Forget FDs! These 5 Post Office Schemes Can Make You Rich with Bumper Returns

Worried about falling interest rates on your Fixed Deposits (FDs)? You’re not alone. With banks slashing FD rates after the repo rate cuts, many investors are seeking better, safer alternatives. Good news: the Indian Post Office offers several savings schemes that promise higher returns — and the security of government backing.

Here are five top Post Office schemes that can help you grow your wealth faster than traditional FDs:

1. Sukanya Samriddhi Yojana

  • Interest Rate: 8.20% p.a.
  • Investment Limit: Minimum ₹250, Maximum ₹1.5 lakh per year
  • Highlights: Tailored for securing your daughter’s future. Enjoy tax benefits under Section 80C. Deposits allowed for up to 15 years from account opening.

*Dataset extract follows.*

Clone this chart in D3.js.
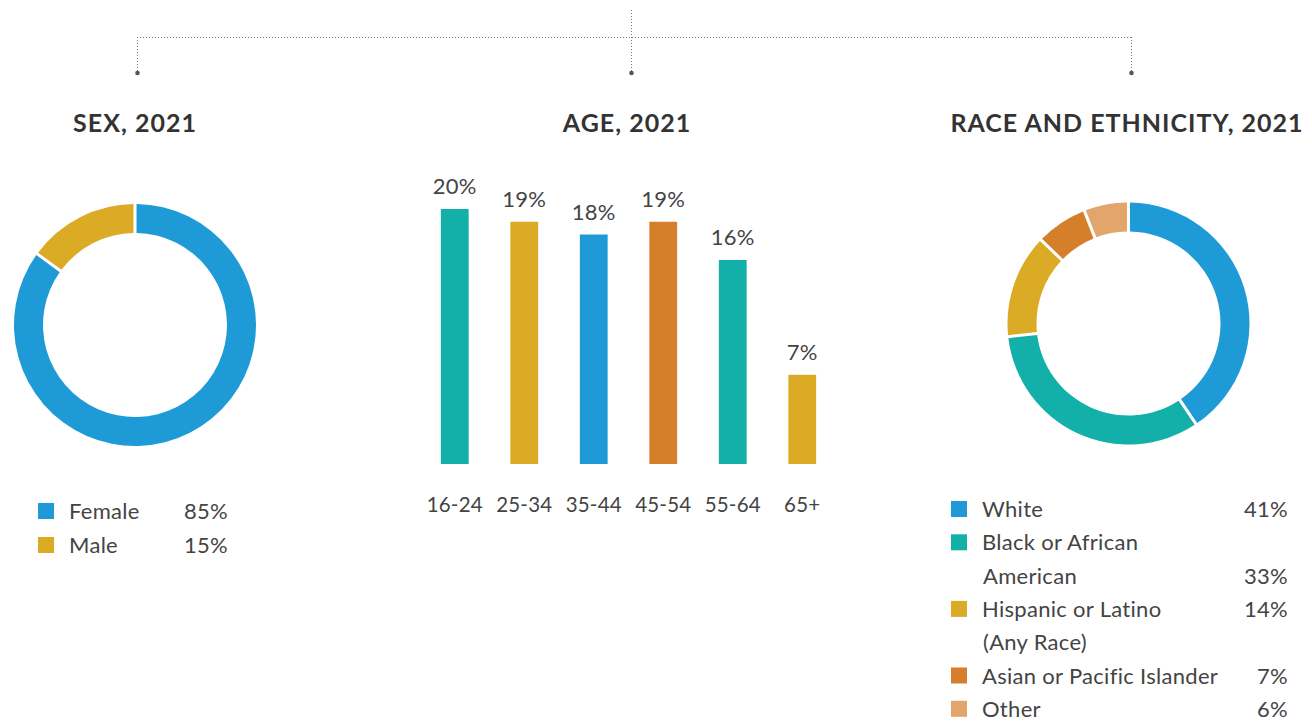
<!DOCTYPE html>
<html lang="en">
    <head>
        <meta charset="utf-8"/>
        <title>Demographics 2021</title>
        <script src="https://d3js.org/d3.v7.min.js"></script>
        <style>
            body { margin: 0; background-color: #fff; font-family: Lato, "Open Sans", sans-serif; }
            .title { font-weight: 700; font-size: 25px; fill: #333; letter-spacing: 1px; }
            .lbl { font-size: 22px; fill: #444; letter-spacing: 0.3px; }
            .tick text { font-size: 20.5px; fill: #444; letter-spacing: 0.2px; }
        </style>
    </head>
    <body>
        <div id="chart"></div>
        <script>
            // data
            var sexLabels = ["Female", "Male"];
            var sexValues = [85, 15];

            var ageGroups = ["16-24", "25-34", "35-44", "45-54", "55-64", "65+"];
            var ageValues = [20, 19, 18, 19, 16, 7];

            var raceLabels = ["White", "Black or African American", "Hispanic or Latino (Any Race)", "Asian or Pacific Islander", "Other"];
            var raceValues = [41, 33, 14, 7, 6];

            var blue = "#1e9bd7", teal = "#12b0a8", gold = "#dbab26", orange = "#d57f2a", tan = "#e2a66c";
            var sexColors = [blue, gold];
            var ageColors = [teal, gold, blue, orange, teal, gold];
            var raceColors = [blue, teal, gold, orange, tan];

            var width = 1312, height = 721;
            var svg = d3.select("#chart")
              .append("svg")
                .attr("width", width)
                .attr("height", height);

            // dotted connector at the top
            var conn = svg.append("g")
                .attr("stroke", "#777")
                .attr("stroke-width", 1)
                .attr("stroke-dasharray", "1,2")
                .attr("fill", "none");
            var xs = [137, 631, 1131];
            conn.append("line").attr("x1", xs[0]).attr("x2", xs[2]).attr("y1", 37.5).attr("y2", 37.5);
            conn.append("line").attr("x1", xs[1] + 0.5).attr("x2", xs[1] + 0.5).attr("y1", 10).attr("y2", 72);
            conn.append("line").attr("x1", xs[0] + 0.5).attr("x2", xs[0] + 0.5).attr("y1", 37).attr("y2", 73);
            conn.append("line").attr("x1", xs[2] + 0.5).attr("x2", xs[2] + 0.5).attr("y1", 37).attr("y2", 72);
            svg.append("g").selectAll("circle")
                .data(xs)
                .join("circle")
                .attr("cx", d => d + 0.5)
                .attr("cy", 73)
                .attr("r", 2.3)
                .attr("fill", "#555");

            // titles
            var titles = [["SEX, 2021", 135], ["AGE, 2021", 627], ["RACE AND ETHNICITY, 2021", 1127]];
            svg.selectAll("text.title")
                .data(titles)
                .join("text")
                .attr("class", "title")
                .attr("x", d => d[1])
                .attr("y", 132)
                .attr("text-anchor", "middle")
                .text(d => d[0]);

            var pie = d3.pie().sort(null).value(d => d);
            var arc = d3.arc().innerRadius(92).outerRadius(121).padAngle(0.02);

            function donut(values, colors, cx, cy) {
                svg.append("g")
                    .attr("transform", `translate(${cx},${cy})`)
                  .selectAll("path")
                    .data(pie(values))
                    .join("path")
                    .attr("d", arc)
                    .attr("fill", (d, i) => colors[i]);
            }

            // sex donut + legend
            donut(sexValues, sexColors, 135, 325);
            var sexLeg = svg.append("g").selectAll("g")
                .data(sexLabels)
                .join("g")
                .attr("transform", (d, i) => `translate(0,${519 + i * 34})`);
            sexLeg.append("rect")
                .attr("x", 38).attr("y", -16)
                .attr("width", 16).attr("height", 16)
                .attr("fill", (d, i) => sexColors[i]);
            sexLeg.append("text")
                .attr("class", "lbl")
                .attr("x", 69)
                .text(d => d);
            sexLeg.append("text")
                .attr("class", "lbl")
                .attr("x", 184)
                .text((d, i) => sexValues[i] + "%");

            // age bars
            var x = d3.scaleBand()
                .domain(ageGroups)
                .range([420, 837])
                .paddingInner(0.6)
                .paddingOuter(0.3);
            var y = d3.scaleLinear()
                .domain([0, 20])
                .range([464, 209]);
            var bars = svg.append("g");
            bars.selectAll("rect")
                .data(ageValues)
                .join("rect")
                .attr("x", (d, i) => x(ageGroups[i]))
                .attr("y", d => y(d))
                .attr("width", x.bandwidth())
                .attr("height", d => y(0) - y(d))
                .attr("fill", (d, i) => ageColors[i]);
            bars.selectAll("text.val")
                .data(ageValues)
                .join("text")
                .attr("class", "lbl val")
                .attr("x", (d, i) => x(ageGroups[i]) + x.bandwidth() / 2)
                .attr("y", d => y(d) - 15)
                .attr("text-anchor", "middle")
                .text(d => d + "%");
            var xAxis = svg.append("g")
                .attr("transform", "translate(0,464)")
                .call(d3.axisBottom(x).tickSize(0).tickPadding(0));
            xAxis.select(".domain").remove();
            xAxis.attr("font-size", null).attr("font-family", null);
            xAxis.selectAll("text")
                .attr("dy", null)
                .attr("y", 48);

            // race donut + legend
            donut(raceValues, raceColors, 1128.5, 323.5);
            // label lines, and which line holds the percent
            var raceLines = [["White"], ["Black or African", "American"], ["Hispanic or Latino", "(Any Race)"], ["Asian or Pacific Islander"], ["Other"]];
            var racePctLine = [0, 1, 0, 0, 0];
            var lineH = 33.3;
            var row = 0;
            var raceLeg = svg.append("g");
            raceLines.forEach(function(lines, i) {
                var y0 = 517 + row * lineH;
                raceLeg.append("rect")
                    .attr("x", 951).attr("y", y0 - 16)
                    .attr("width", 16).attr("height", 16)
                    .attr("fill", raceColors[i]);
                lines.forEach(function(t, j) {
                    raceLeg.append("text")
                        .attr("class", "lbl")
                        .attr("x", j == 0 ? 982 : 983)
                        .attr("y", y0 + j * lineH)
                        .text(t);
                });
                raceLeg.append("text")
                    .attr("class", "lbl")
                    .attr("x", 1288)
                    .attr("y", y0 + racePctLine[i] * lineH)
                    .attr("text-anchor", "end")
                    .text(raceValues[i] + "%");
                row += lines.length;
            });
        </script>
    </body>
</html>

2. Senior Citizen Savings Scheme (SCSS)

  • Interest Rate: 8.20% p.a. (for 5 years)
  • Investment Limit: Minimum ₹1,000, Maximum ₹30 lakh
  • Highlights: Open to individuals aged 60 years and above. Get tax exemptions under Section 80C. The scheme’s tenure is 5 years, extendable by 3 more years.

3. Public Provident Fund (PPF)

  • Interest Rate: 7.10% p.a.
  • Investment Limit: Minimum ₹500, Maximum ₹1.5 lakh per year
  • Highlights: A 15-year tenure with tax-free returns and deductions under Section 80C. Plus, avail loan and partial withdrawal facilities.

4. Kisan Vikas Patra (KVP)

  • Interest Rate: 7.50% p.a.
  • Investment Limit: Minimum ₹1,000 (no maximum limit)
  • Highlights: Doubles your investment in about 115 months. No tax benefit, but a safe choice with government assurance. Premature withdrawal possible after 2.5 years.

5. 5-Year National Savings Certificate (NSC)

  • Interest Rate: 7.70% p.a.
  • Investment Limit: Minimum ₹1,000 (no maximum limit)
  • Highlights: Tax benefit under Section 80C. Safe, guaranteed returns. Premature encashment possible under specific conditions.